#### What the task requires
Read the lines that follow and pick out every one containing the word "this".
• • • • •
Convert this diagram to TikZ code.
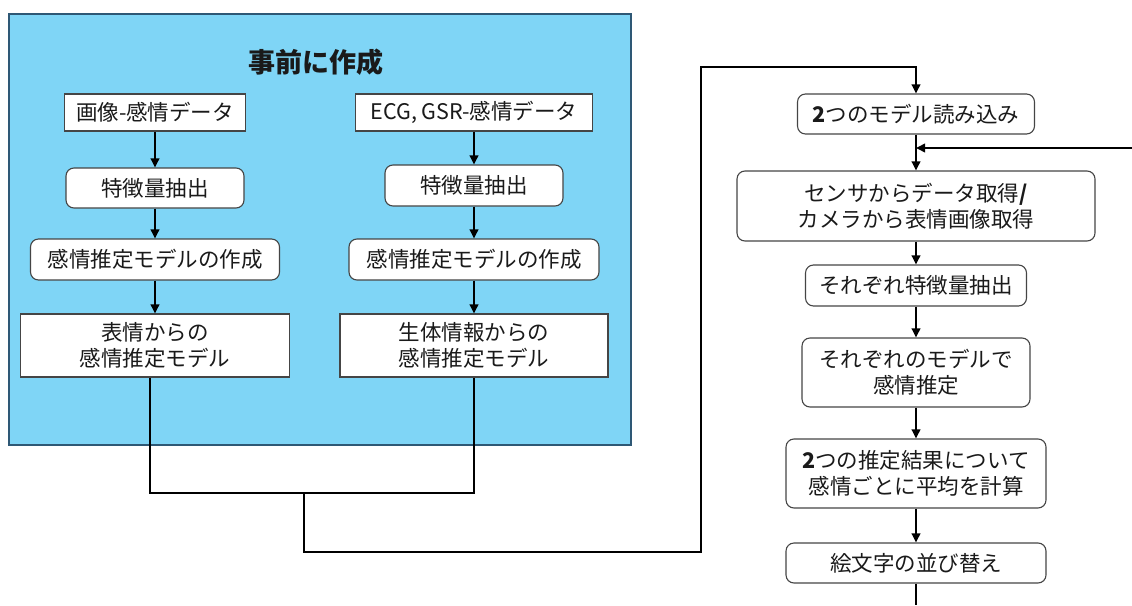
\documentclass[tikz,border=0pt]{standalone}
\usepackage{fontspec}
\setmainfont{Noto Sans CJK JP}
\usetikzlibrary{arrows.meta}
\definecolor{panelblue}{HTML}{7FD5F6}
\definecolor{panelborder}{HTML}{2E5875}
\definecolor{boxborder}{HTML}{454545}
\definecolor{txt}{HTML}{1A1A1A}
\begin{document}
\begin{tikzpicture}[x=1pt,y=-1pt,
  base/.style={draw=boxborder,line width=1.1pt,fill=white,text=txt,inner sep=0pt,align=center,
    font=\fontsize{21.5}{26}\selectfont},
  sqbox/.style={base},
  rbox/.style={base,rounded corners=8pt},
  conn/.style={draw=black,line width=2pt},
  arr/.style={conn,-{Triangle[length=9pt,width=8.5pt]}}]
\useasboundingbox (0,0) rectangle (1132,605);
% panel
\node[draw=panelborder,fill=panelblue,line width=1.4pt,minimum width=622pt,minimum height=431pt,inner sep=0pt] (panel) at (320,229.5) {};
\node[text=txt,font=\fontsize{27}{30}\selectfont\bfseries] (title) at (316,62) {事前に作成};
% left column
\node[sqbox,minimum width=181pt,minimum height=37pt] (L1) at (155,112.5) {画像-感情データ};
\node[rbox,minimum width=178pt,minimum height=40pt] (L2) at (155,188) {特徴量抽出};
\node[rbox,minimum width=249pt,minimum height=41pt] (L3) at (155,259.5) {感情推定モデルの作成};
\node[sqbox,minimum width=269pt,minimum height=63pt] (L4) at (155,345.5) {表情からの\\感情推定モデル};
% right column
\node[sqbox,minimum width=237pt,minimum height=37pt] (R1) at (474,112.5) {ECG, GSR-感情データ};
\node[rbox,minimum width=178pt,minimum height=41pt] (R2) at (474,185.5) {特徴量抽出};
\node[rbox,minimum width=250pt,minimum height=41pt] (R3) at (474,259.5) {感情推定モデルの作成};
\node[sqbox,minimum width=268pt,minimum height=63pt] (R4) at (474,345.5) {生体情報からの\\感情推定モデル};
% flow on the right
\node[rbox,minimum width=237pt,minimum height=40pt] (F1) at (916,114) {\textbf{2}つのモデル読み込み};
\node[rbox,minimum width=358pt,minimum height=70pt] (F2) at (916,206) {センサからデータ取得\textbf{/}\\カメラから表情画像取得};
\node[rbox,minimum width=221pt,minimum height=41pt] (F3) at (916,285.5) {それぞれ特徴量抽出};
\node[rbox,minimum width=228pt,minimum height=69pt] (F4) at (916,372.5) {それぞれのモデルで\\感情推定};
\node[rbox,minimum width=260pt,minimum height=69pt] (F5) at (916,473.5) {\textbf{2}つの推定結果について\\感情ごとに平均を計算};
\node[rbox,minimum width=260pt,minimum height=40pt] (F6) at (916,563) {絵文字の並び替え};
% coordinates
\coordinate (j1) at (150,493);
\coordinate (j2) at (474,493);
\coordinate (j3) at (304,493);
\coordinate (c1) at (304,552);
\coordinate (c2) at (701,552);
\coordinate (c3) at (701,67);
\coordinate (c4) at (916,67);
\coordinate (fb) at (1132,148);
\coordinate (fbend) at (916,148);
\coordinate (bottom) at (916,605);
% arrows inside panel
\draw[arr] (L1) -- (L2);
\draw[arr] (L2) -- (L3);
\draw[arr] (L3) -- (L4);
\draw[arr] (R1) -- (R2);
\draw[arr] (R2) -- (R3);
\draw[arr] (R3) -- (R4);
% merge
\draw[conn] (L4.south -| j1) -- (j1) -- (j2) -- (R4.south -| j2);
\draw[arr] (j3) -- (c1) -- (c2) -- (c3) -- (c4) -- (F1.north);
% right flow
\draw[arr] (F1) -- (F2);
\draw[arr] (fb) -- (fbend);
\draw[arr] (F2) -- (F3);
\draw[arr] (F3) -- (F4);
\draw[arr] (F4) -- (F5);
\draw[arr] (F5) -- (F6);
\draw[conn] (F6) -- (bottom);
\end{tikzpicture}
\end{document}
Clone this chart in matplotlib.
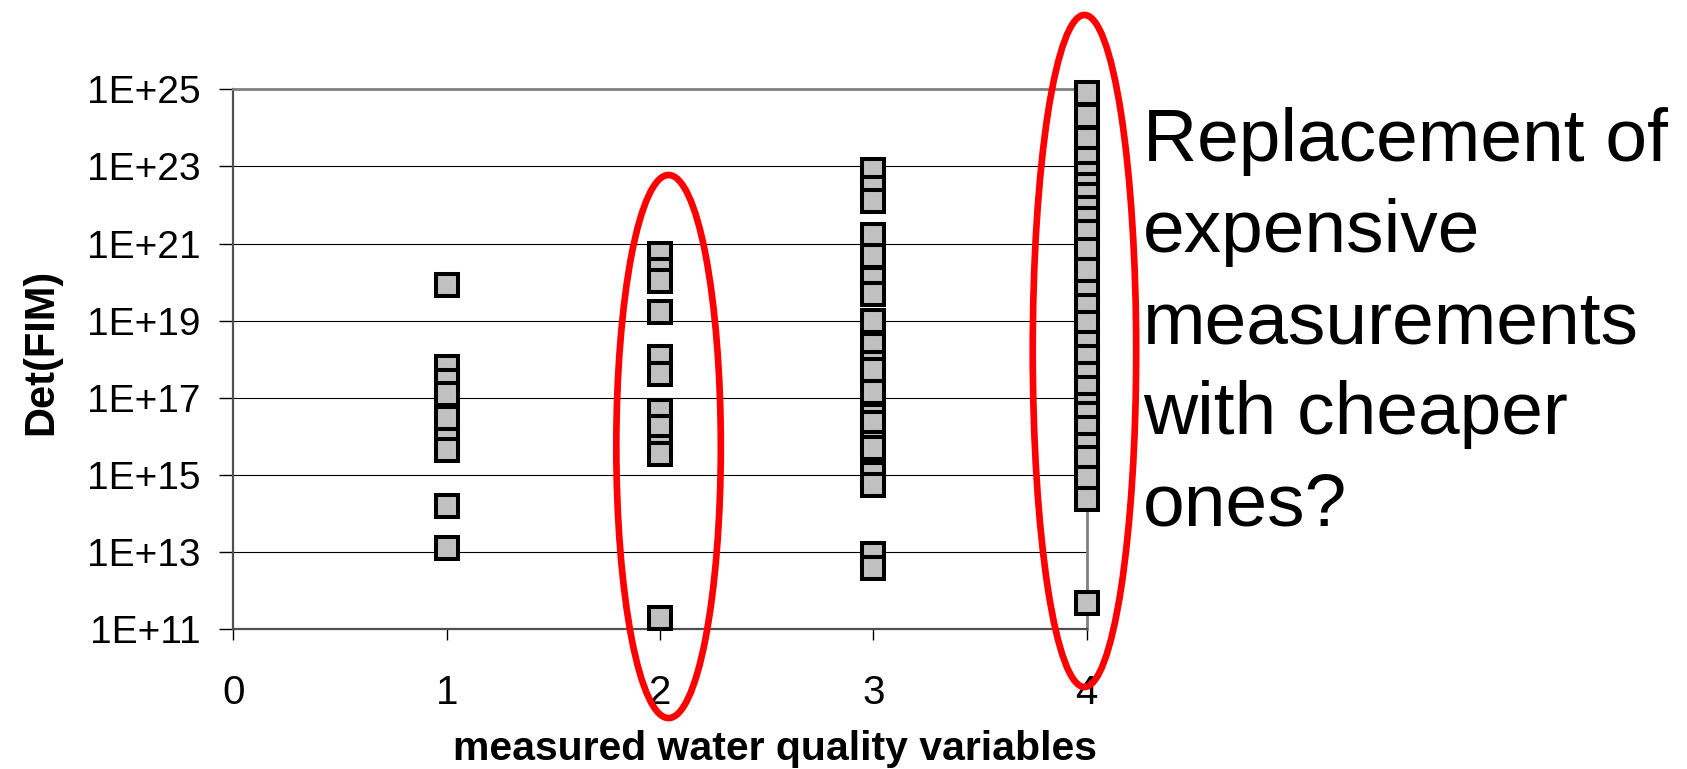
import numpy as np
import matplotlib
matplotlib.use("Agg")
import matplotlib.pyplot as plt
from matplotlib.patches import Ellipse
from matplotlib import transforms
from matplotlib.ticker import NullLocator, FixedLocator, FixedFormatter

plt.rcParams['font.family'] = ['Liberation Sans', 'DejaVu Sans']

# Number of measured water quality variables (x categories)
n_vars = [1, 2, 3, 4]

# log10(Det(FIM)) of every candidate measurement set, grouped by set size
exp_1var = [19.93, 17.81, 17.43, 17.10, 16.49, 15.92, 15.64, 14.20, 13.10]
exp_2var = [20.74, 20.31, 20.03, 19.23, 18.05, 17.62, 16.66, 16.25, 15.74,
            15.55, 11.30]
exp_3var = [22.90, 22.43, 22.10, 21.23, 20.69, 20.08, 19.70, 18.99, 18.38,
            17.91, 17.72, 17.15, 16.54, 16.35, 15.83, 15.69, 15.03, 14.75,
            12.95, 12.58]
exp_4var = [24.91, 24.32, 23.71, 23.19, 22.81, 22.53, 22.25, 21.92, 21.63,
            21.30, 20.83, 20.31, 19.75, 19.37, 18.94, 18.42, 18.05, 17.62,
            17.25, 16.82, 16.58, 16.21, 15.78, 15.45, 14.93, 14.37, 11.68]

x_ticks = [0, 1, 2, 3, 4]
y_ticks = [1e11, 1e13, 1e15, 1e17, 1e19, 1e21, 1e23, 1e25]
y_tick_labels = ['1E+11', '1E+13', '1E+15', '1E+17', '1E+19', '1E+21',
                 '1E+23', '1E+25']

fig = plt.figure(figsize=(16.87, 7.69), dpi=100)
ax = fig.add_axes([0.1384, 0.1815, 0.5057, 0.7024])
ax.set_yscale('log')
ax.set_xlim(0, 4)
ax.set_ylim(y_ticks[0], y_ticks[-1])

for n, exps in zip(n_vars, [exp_1var, exp_2var, exp_3var, exp_4var]):
    y = 10.0 ** np.asarray(exps)
    ax.plot(np.full(len(y), n), y, ls='none', marker='s', ms=16.1,
            mfc='#c0c0c0', mec='black', mew=2.9, clip_on=False, zorder=5)

# Axes, ticks and grid
ax.yaxis.set_major_locator(FixedLocator(y_ticks))
ax.yaxis.set_major_formatter(FixedFormatter(y_tick_labels))
ax.yaxis.set_minor_locator(NullLocator())
ax.set_xticks(x_ticks)
ax.set_xticklabels([str(t) for t in x_ticks])
ax.yaxis.grid(True, color='black', lw=0.8)
ax.set_axisbelow(True)

for side in ['top', 'right']:
    ax.spines[side].set_color('#808080')
    ax.spines[side].set_linewidth(2)
for side in ['left', 'bottom']:
    ax.spines[side].set_color('#505050')
    ax.spines[side].set_linewidth(1.6)

ax.tick_params(axis='y', direction='out', length=10, width=1, pad=14,
               labelsize=28, color='black')
ax.tick_params(axis='x', direction='out', length=8, width=1, pad=24,
               labelsize=29, color='black')

ax.set_xlabel('measured water quality variables', fontsize=29.5,
              fontweight='bold')
ax.xaxis.set_label_coords(0.635, -0.2418)
ax.xaxis.label.set_va('baseline')

ax.set_ylabel('Det(FIM)', fontsize=30, fontweight='bold')
ax.yaxis.set_label_coords(-0.2256, 0.5136)
ax.yaxis.label.set_va('center')

# Red rings around the 2- and 4-variable columns
ring_tr = transforms.blended_transform_factory(ax.transData, ax.transAxes)
for cx, cy, w, h in [(2.04, 0.3386, 0.49, 1.0054),
                     (3.99, 0.5155, 0.485, 1.2442)]:
    ax.add_patch(Ellipse((cx, cy), w, h, transform=ring_tr, fill=False,
                         ec='#ff0000', lw=4.8, clip_on=False, zorder=6))

fig.text(1143 / 1687, 0.861,
         "Replacement of\nexpensive\nmeasurements\nwith cheaper\nones?",
         fontsize=54, ha='left', va='top', linespacing=1.41)

fig.savefig('out.png', dpi=100)
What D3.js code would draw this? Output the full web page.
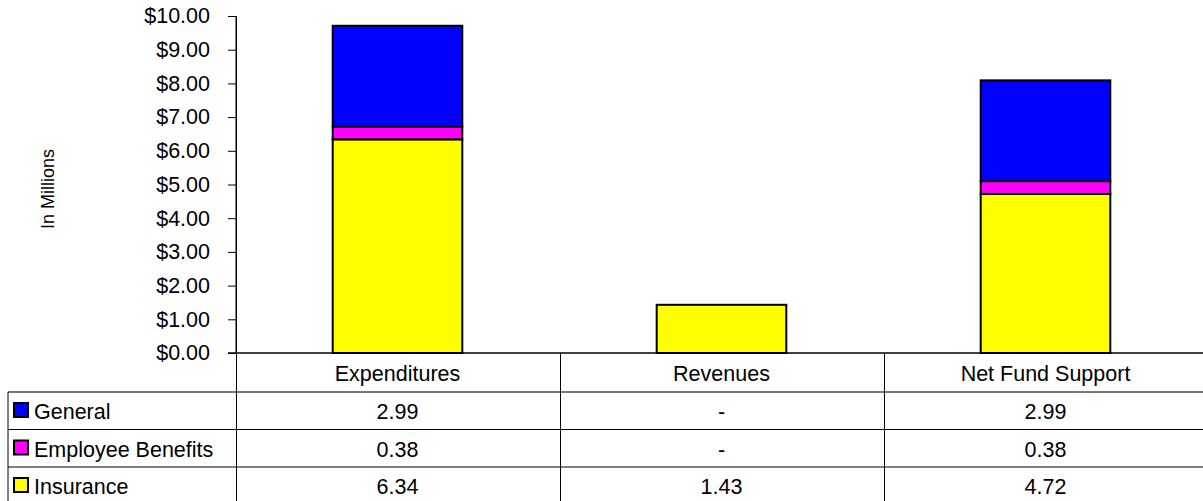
• • • • •
#### The reply
Convert this diagram to TikZ code.
Clone this chart in matplotlib.
What D3.js code would draw this? Output the full web page.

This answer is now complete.